Environment Variables
| Variable | Default | Description |
|---|---|---|
WHISPER_HOST |
0.0.0.0 |
Host address to bind |
WHISPER_PORT |
9002 |
Port to listen on |
WHISPER_MODEL |
base |
Whisper model to use |
WHISPER_DEVICE |
auto |
Device: auto, cpu, cuda |
WHISPER_COMPUTE_TYPE |
auto |
Compute type for quantization |
WHISPER_LANGUAGE |
(none) | Force specific language (e.g., en) |
Whisper Models
Available models from smallest to largest:
| Model | Size | Speed | Accuracy |
|---|---|---|---|
tiny |
39M | Fastest | Basic |
base |
74M | Fast | Good |
small |
244M | Medium | Better |
medium |
769M | Slow | Great |
large-v3 |
1.5G | Slowest | Best |
Recommendation
Start with base for a balance of speed and accuracy.
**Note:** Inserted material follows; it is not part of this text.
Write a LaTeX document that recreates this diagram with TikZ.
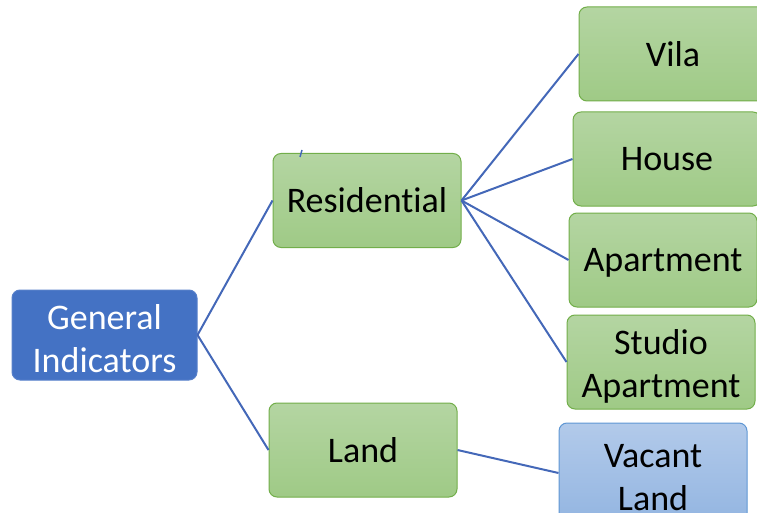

Use small or medium if you need better results and have the hardware.
Compute Types
For GPU inference, you can specify quantization:
| Type | Description |
|---|---|
auto |
Automatic selection |
float16 |
Half precision (GPU) |
float32 |
Full precision |
int8 |
8-bit quantization |
int8_float16 |
Mixed precision |
Lower precision = faster inference but slightly reduced accuracy.
Example Configurations
Development (CPU)
export WHISPER_HOST=127.0.0.1
export WHISPER_PORT=9002
export WHISPER_MODEL=base
export WHISPER_DEVICE=cpu
Production (GPU)
export WHISPER_HOST=0.0.0.0
export WHISPER_PORT=9002
export WHISPER_MODEL=medium
export WHISPER_DEVICE=cuda
export WHISPER_COMPUTE_TYPE=float16
Specific Language
When WHISPER_LANGUAGE is not set, the model auto-detects the language.
Using with Just
The justfile supports port and model arguments:
# Default (port 9002, model base)
just run
# Custom port
just run 8080
# Custom port and model
just run 9002 medium
# Docker with custom settings
just start-docker 9002 small
Docker Environment
Pass environment variables to Docker:
docker run -d --rm \
--name whisper-server \
-p 9002:9002 \
-e WHISPER_MODEL=medium \
-e WHISPER_DEVICE=cpu \
-e WHISPER_LANGUAGE=en \
ghcr.io/paolino/whisper-server:latest
NixOS Configuration
In your NixOS configuration:
{
systemd.services.whisper-server = {
environment = {
WHISPER_HOST = "0.0.0.0";
WHISPER_PORT = "9002";
WHISPER_MODEL = "medium";
WHISPER_DEVICE = "cuda";
WHISPER_COMPUTE_TYPE = "float16";
};
# ... rest of service config
};
}
Performance Tuning
Memory Usage
Larger models require more RAM/VRAM:
| Model | RAM (CPU) | VRAM (GPU) |
|---|---|---|
| tiny | ~1GB | ~1GB |
| base | ~1GB | ~1GB |
| small | ~2GB | ~2GB |
| medium | ~5GB | ~5GB |
| large-v3 | ~10GB | ~10GB |
First Request Latency
The model is loaded on first request. To preload at startup, the server loads the model when it starts.
Concurrent Requests
The current implementation processes one request at a time. For multiple concurrent users, consider running multiple server instances behind a load balancer.